I downloaded Instagram about two weeks ago.
I discovered that a lot of people I know are already on it and have been, probably for years. It’s a thing that the kids at school always used to write (annoyingly) – follow me on insta, and then their username. Yet another social media outlet, yet another way to measure popularity.
I hadn’t downloaded it before because I didn’t really see the point. My phone takes pretty crappy photos, and always has. I don’t buy phones with nice cameras built in. I feel like cameras should do that work, and phones should.. be phones. I’m old fashioned.
Anyway, right after I downloaded it and started following about eight things, one of which was NatGeoTravel, they announced their “Discover Japan Contest” which just asks you to post your best Japan (or J-inspired) photos with the hashtag #discoverjapancontest to be considered.
I set out to comb through my collection of J-photos so I could tag the ones I wanted to upload to this thing. I’d been meaning to go through my J-photos for a while now, and had even gone so far as to buy a multi-opening frame where I intend to display a collage of selected prints (with the hopes of buying more such frames as the photos were selected and printed). The massive collection I have of J-photos is a blessing and a curse. Its sheer size causes me to have avoided it this long, but it’s also a repository of all kinds of memory. Good, bad, ugly (beautiful vistas, excellent times with friends, spiritual journeys, frustrating encounters, …Jermaine…), I documented a lot of my life and adventures with the various cameras I bought at Jusco during my time in Japan.
The date stamps and dated-folders of the photos create a de facto journal of all the stuff I was seeing and doing while living in Japan.
Going through all that? Well, that’s wonderful and terrible, too. On the one hand, I miss it more when I look at what I recorded. Obviously missing from the photographic record are the boring days, as well as any time spent lying on the couch missing home, any time spent bleary-eyed and resentful on late night trains, time spent wondering what people who had lives were doing when it was prime time on a weekend night and I was just cleaning the apartment. It presents a skewed view of the whole experience by its very nature. I didn’t photograph what didn’t inspire the urge.

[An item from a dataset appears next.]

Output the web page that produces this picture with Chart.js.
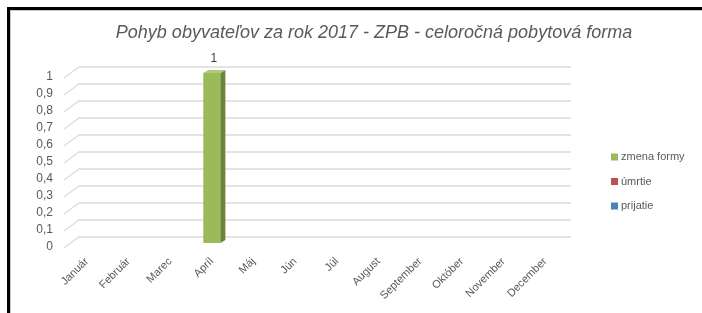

I posted some photos on facebook a while back, a ‘photo-a-day challenge’ for the year 2015 — specifically because I had stopped taking photos almost altogether. I read that as a lack of wonder, an inability to be amazed at the small everyday things that make up a large part of all of our lives. I only photographed special events, and nothing, apparently, was special enough to rate. Where do our lives go?

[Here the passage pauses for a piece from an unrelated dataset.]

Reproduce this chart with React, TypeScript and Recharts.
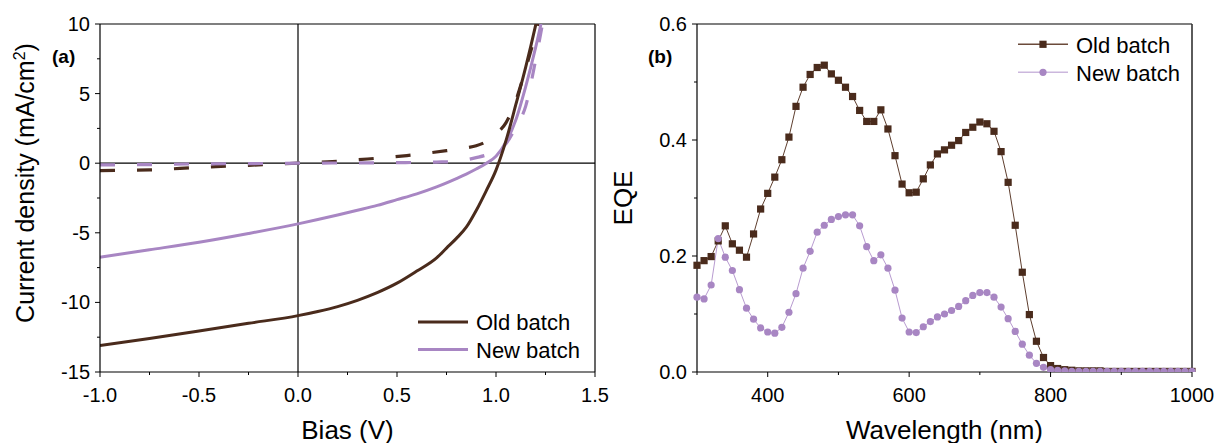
import React from 'react';
import { LineChart, Line, XAxis, YAxis, ReferenceLine, Legend } from 'recharts';

const BROWN = '#4a2b1c';
const PURPLE = '#a886c3';
const FONT = '"Liberation Sans", Arial, Helvetica, sans-serif';

// (a) J–V sweeps, bias in V, current density in mA/cm2
const oldLightV = [-1, -0.75, -0.5, -0.25, 0, 0.1, 0.2, 0.3, 0.4, 0.5, 0.6, 0.7, 0.75, 0.8, 0.85, 0.9, 0.95, 1.0, 1.05, 1.1, 1.15, 1.2, 1.22];
const oldLightJ = [-13.1, -12.6, -12.05, -11.5, -10.95, -10.65, -10.3, -9.85, -9.3, -8.62, -7.75, -6.8, -6.1, -5.4, -4.6, -3.4, -2.0, -0.5, 1.6, 4.2, 6.9, 9.9, 11.2];

const oldDarkV = [-1, -0.75, -0.5, -0.25, 0, 0.15, 0.35, 0.55, 0.75, 0.85, 0.9, 0.95, 1.0, 1.05, 1.1, 1.15, 1.2, 1.23];
const oldDarkJ = [-0.53, -0.48, -0.3, -0.15, 0, 0.1, 0.3, 0.55, 0.9, 1.1, 1.25, 1.55, 2.1, 2.9, 4.5, 6.8, 9.3, 11];

const newLightV = [-1, -0.75, -0.5, -0.25, 0, 0.1, 0.2, 0.3, 0.4, 0.5, 0.6, 0.7, 0.8, 0.85, 0.9, 0.95, 1.0, 1.05, 1.1, 1.15, 1.2, 1.25];
const newLightJ = [-6.75, -6.22, -5.68, -5.05, -4.36, -4.05, -3.72, -3.38, -3.03, -2.62, -2.2, -1.7, -1.1, -0.78, -0.42, -0.02, 0.5, 1.5, 3.1, 5.5, 8.3, 11.5];

const newDarkV = [-1, -0.75, -0.5, -0.25, 0, 0.25, 0.5, 0.7, 0.8, 0.85, 0.9, 0.95, 1.0, 1.05, 1.1, 1.15, 1.2, 1.25];
const newDarkJ = [-0.12, -0.1, -0.05, -0.03, 0, 0.02, 0.04, 0.08, 0.13, 0.24, 0.4, 0.58, 0.85, 1.4, 2.6, 4.1, 7.4, 11.2];

const biasMajor = [-1, -0.5, 0, 0.5, 1, 1.5];
const biasTicks = [-1, -0.75, -0.5, -0.25, 0, 0.25, 0.5, 0.75, 1, 1.25, 1.5];
const jMajor = [-15, -10, -5, 0, 5, 10];
const jTicks = [-15, -12.5, -10, -7.5, -5, -2.5, 0, 2.5, 5, 7.5, 10];

// (b) EQE spectra, 300–1000 nm in 10 nm steps
const wavelength = [
  300, 310, 320, 330, 340, 350, 360, 370, 380, 390, 400, 410, 420, 430, 440, 450, 460, 470, 480, 490,
  500, 510, 520, 530, 540, 550, 560, 570, 580, 590, 600, 610, 620, 630, 640, 650, 660, 670, 680, 690,
  700, 710, 720, 730, 740, 750, 760, 770, 780, 790, 800, 810, 820, 830, 840, 850, 860, 870, 880, 890,
  900, 910, 920, 930, 940, 950, 960, 970, 980, 990, 1000,
];
const oldEqe = [
  0.184, 0.192, 0.199, 0.226, 0.252, 0.221, 0.21, 0.198, 0.238, 0.281, 0.308, 0.336, 0.366, 0.405, 0.458, 0.491, 0.513, 0.525, 0.529, 0.514,
  0.503, 0.491, 0.475, 0.451, 0.432, 0.432, 0.452, 0.419, 0.373, 0.324, 0.309, 0.31, 0.333, 0.357, 0.376, 0.383, 0.391, 0.399, 0.413, 0.422,
  0.431, 0.428, 0.415, 0.38, 0.327, 0.253, 0.172, 0.099, 0.053, 0.025, 0.011, 0.006, 0.004, 0.003, 0.002, 0.002, 0.002, 0.002, 0.001, 0.001,
  0.001, 0.001, 0.001, 0.001, 0.001, 0.001, 0.001, 0.001, 0.001, 0.001, 0.001,
];
const newEqe = [
  0.129, 0.126, 0.15, 0.23, 0.198, 0.175, 0.142, 0.11, 0.091, 0.076, 0.069, 0.067, 0.077, 0.103, 0.135, 0.179, 0.208, 0.241, 0.253, 0.263,
  0.268, 0.271, 0.271, 0.252, 0.216, 0.192, 0.202, 0.179, 0.141, 0.093, 0.069, 0.068, 0.078, 0.087, 0.095, 0.1, 0.106, 0.113, 0.123, 0.132,
  0.137, 0.137, 0.129, 0.112, 0.092, 0.07, 0.048, 0.029, 0.015, 0.008, 0.004, 0.003, 0.002, 0.001, 0.001, 0.001, 0.001, 0.001, 0.001, 0.001,
  0.001, 0.001, 0.001, 0.001, 0.001, 0.001, 0.001, 0.001, 0.001, 0.001, 0.001,
];

const wlMajor = [400, 600, 800, 1000];
const wlTicks = [300, 400, 500, 600, 700, 800, 900, 1000];
const eqeMajor = [0, 0.2, 0.4, 0.6];
const eqeTicks = [0, 0.1, 0.2, 0.3, 0.4, 0.5, 0.6];

const legendOrder = ['Old batch', 'New batch'];

const zip = (v: number[], j: number[]) => v.map((x, i) => ({ v: x, j: j[i] }));
const eqeData = wavelength.map((w, i) => ({ w, oldEqe: oldEqe[i], newEqe: newEqe[i] }));

const AXIS = { stroke: '#000', strokeWidth: 1.2 };

const bottomTick = (majors: number[], fmt: (n: number) => string) => (props: any) => {
  const { x, y, payload, index } = props;
  const major = majors.includes(payload.value);
  return (
    <g key={index}>
      <line x1={x} x2={x} y1={y} y2={y + (major ? 5 : 3)} stroke="#000" strokeWidth={1} />
      {major && (
        <text x={x} y={y + 30} textAnchor="middle" fontSize={20} fontFamily={FONT} fill="#000">
          {fmt(payload.value)}
        </text>
      )}
    </g>
  );
};

const leftTick = (majors: number[], fmt: (n: number) => string) => (props: any) => {
  const { x, y, payload, index } = props;
  const major = majors.includes(payload.value);
  return (
    <g key={index}>
      <line x1={x} x2={x - (major ? 5 : 3)} y1={y} y2={y} stroke="#000" strokeWidth={1} />
      {major && (
        <text x={x - 10} y={y + 7} textAnchor="end" fontSize={20} fontFamily={FONT} fill="#000">
          {fmt(payload.value)}
        </text>
      )}
    </g>
  );
};

const SquareDot = (props: any) => {
  const { cx, cy, index } = props;
  if (cx == null || cy == null) return <g key={index} />;
  return <rect key={index} x={cx - 3.6} y={cy - 3.6} width={7.2} height={7.2} fill={BROWN} />;
};

const sortEntries = (payload: any[] | undefined) =>
  (payload ?? [])
    .filter((p: any) => legendOrder.includes(p.value))
    .sort((a: any, b: any) => legendOrder.indexOf(a.value) - legendOrder.indexOf(b.value));

const JvLegend = ({ payload }: any) => (
  <svg width={200} height={64}>
    {sortEntries(payload).map((p: any, i: number) => (
      <g key={p.value}>
        <line x1={8} x2={58} y1={14 + i * 27.6} y2={14 + i * 27.6} stroke={p.color} strokeWidth={3} />
        <text x={66} y={22.3 + i * 27.6} fontSize={22} fontFamily={FONT} fill="#000">
          {p.value}
        </text>
      </g>
    ))}
  </svg>
);

const EqeLegend = ({ payload }: any) => (
  <svg width={200} height={64}>
    {sortEntries(payload).map((p: any, i: number) => {
      const yy = 14.3 + i * 28;
      const isOld = p.value === 'Old batch';
      return (
        <g key={p.value}>
          <line x1={8} x2={58} y1={yy} y2={yy} stroke={isOld ? '#6b4a3a' : '#cbb7dd'} strokeWidth={1.5} />
          {isOld ? (
            <rect x={33 - 3.6} y={yy - 3.6} width={7.2} height={7.2} fill={BROWN} />
          ) : (
            <circle cx={33} cy={yy} r={3.6} fill={PURPLE} />
          )}
          <text x={66} y={23 + i * 27.7} fontSize={22} fontFamily={FONT} fill="#000">
            {p.value}
          </text>
        </g>
      );
    })}
  </svg>
);

export default function App() {
  return (
    <div style={{ position: 'absolute', left: 0, top: 0, width: 1216, height: 443, background: '#fff' }}>
      <div style={{ position: 'absolute', left: 0, top: 0 }}>
        <LineChart width={612} height={443} margin={{ top: 24, right: 17, bottom: 0, left: 0 }}>
          <XAxis
            type="number"
            dataKey="v"
            domain={[-1, 1.5]}
            ticks={biasTicks}
            interval={0}
            height={71}
            tickSize={0}
            tickMargin={0}
            tickLine={false}
            tick={bottomTick(biasMajor, (n) => n.toFixed(1))}
            axisLine={AXIS}
            allowDataOverflow
          />
          <YAxis
            type="number"
            domain={[-15, 10]}
            ticks={jTicks}
            interval={0}
            width={100}
            tickSize={0}
            tickMargin={0}
            tickLine={false}
            tick={leftTick(jMajor, (n) => String(n))}
            axisLine={AXIS}
            allowDataOverflow
          />
          <ReferenceLine y={10} stroke="#000" strokeWidth={1.2} />
          <ReferenceLine x={1.5} stroke="#000" strokeWidth={1.2} />
          <ReferenceLine y={0} stroke="#000" strokeWidth={1.2} />
          <ReferenceLine x={0} stroke="#000" strokeWidth={1.2} />
          <Legend
            layout="horizontal"
            verticalAlign="middle"
            content={<JvLegend />}
            wrapperStyle={{ left: 410, top: 308, width: 200, height: 64 }}
          />
          <Line data={zip(oldDarkV, oldDarkJ)} dataKey="j" name="Old batch dark" legendType="none" type="monotone"
            stroke={BROWN} strokeWidth={3.2} strokeDasharray="15 22" dot={false} isAnimationActive={false} />
          <Line data={zip(newDarkV, newDarkJ)} dataKey="j" name="New batch dark" legendType="none" type="monotone"
            stroke={PURPLE} strokeWidth={3.2} strokeDasharray="15 22" dot={false} isAnimationActive={false} />
          <Line data={zip(newLightV, newLightJ)} dataKey="j" name="New batch" type="monotone"
            stroke={PURPLE} strokeWidth={3} dot={false} isAnimationActive={false} />
          <Line data={zip(oldLightV, oldLightJ)} dataKey="j" name="Old batch" type="monotone"
            stroke={BROWN} strokeWidth={3} dot={false} isAnimationActive={false} />
        </LineChart>
      </div>

      <div style={{ position: 'absolute', left: 600, top: 0 }}>
        <LineChart width={616} height={443} data={eqeData} margin={{ top: 24, right: 24, bottom: 0, left: 0 }}>
          <XAxis
            type="number"
            dataKey="w"
            domain={[300, 1000]}
            ticks={wlTicks}
            interval={0}
            height={71}
            tickSize={0}
            tickMargin={0}
            tickLine={false}
            tick={bottomTick(wlMajor, (n) => String(n))}
            axisLine={AXIS}
          />
          <YAxis
            type="number"
            domain={[0, 0.6]}
            ticks={eqeTicks}
            interval={0}
            width={97}
            tickSize={0}
            tickMargin={0}
            tickLine={false}
            tick={leftTick(eqeMajor, (n) => n.toFixed(1))}
            axisLine={AXIS}
            allowDataOverflow
          />
          <ReferenceLine y={0.6} stroke="#000" strokeWidth={1.2} />
          <ReferenceLine x={1000} stroke="#333" strokeWidth={1.6} />
          <Legend
            layout="horizontal"
            verticalAlign="middle"
            content={<EqeLegend />}
            wrapperStyle={{ left: 410, top: 30, width: 200, height: 64 }}
          />
          <Line dataKey="oldEqe" name="Old batch" stroke="#5e3e2e" strokeWidth={1}
            dot={(p: any) => <SquareDot {...p} key={p.index} />} isAnimationActive={false} />
          <Line dataKey="newEqe" name="New batch" stroke="#b89bd0" strokeWidth={1}
            dot={{ r: 3.6, fill: PURPLE, stroke: PURPLE, strokeWidth: 0 }} isAnimationActive={false} />
        </LineChart>
      </div>

      <svg width={1216} height={443} style={{ position: 'absolute', left: 0, top: 0, pointerEvents: 'none' }} fontFamily={FONT}>
        <text transform="translate(34,183) rotate(-90)" textAnchor="middle" fontSize={25} fill="#000">
          Current density (mA/cm<tspan dy={-9} fontSize={16}>2</tspan><tspan dy={9}>)</tspan>
        </text>
        <text x={347.5} y={439} textAnchor="middle" fontSize={26} fill="#000">Bias (V)</text>
        <text transform="translate(632,198) rotate(-90)" textAnchor="middle" fontSize={26} fill="#000">EQE</text>
        <text x={944.5} y={439} textAnchor="middle" fontSize={26} fill="#000">Wavelength (nm)</text>
        <text x={52} y={63} fontSize={19} fontWeight="bold" fill="#000">(a)</text>
        <text x={648} y={63} fontSize={19} fontWeight="bold" fill="#000">(b)</text>
      </svg>
    </div>
  );
}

At the risk of going down the existential rabbit hole (a hole that pulls at me with the act of combing these photos), I recognized that many, if not all, days I lived in Japan were adventures, new experiences, to be explored. And that if I treat the rest of my life like the opposite, a non-adventure, an old-hat experience, not worth exploring, I am doomed.

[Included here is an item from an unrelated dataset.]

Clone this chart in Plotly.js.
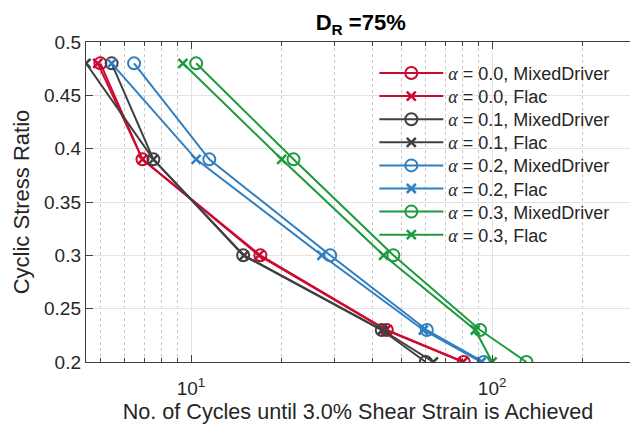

Although I went to my classroom at Whites Creek every single morning, and despite all the range of feelings I felt in that place, it is no longer mine, and I have very low chances of ever being there again. Only after the fact am I sort of glad to have photos of it. Likewise, the places I am, the things I see now, although they may even seem totally boring and stupid and meaningless will not always be as they are.
I recorded many of my photos also with the intention to share them. To show folks not there with me what I was seeing around me. Now, I’m finding them valuable in a different way to current-me, a gift from past-me. I’m even grateful for the photos of Jermaine* (though I have no intention of sharing those — too gross, y’all).
Anyway, one thing I’ve been doing all month is systematically going through them to tag the ones I want to upload and also the ones I want to display. The ones I want to print typically have people in them, while the ones I’m posting to Instagram are mostly vistas and other scenic type shots. I’ve made it to October 2010.
If you want to see these, you can follow me on insta. ^_^ Or just use that link to browse. Most of what is on there right now is Japan stuff, with a couple of current shots thrown in.
If you want to see what the Daily Photo Challenge produced, click that link. It’s got 115 photos, which out of 365 is not the best average. But way better than 15.
*Jermaine was the name given to a horrible blister from an 8-hour burn I obtained by being drunk and using a hot-water-bottle in bed. It lasted from January to May and prevented the wearing of shoes. I took photos to document the gruesome thing and its healing process.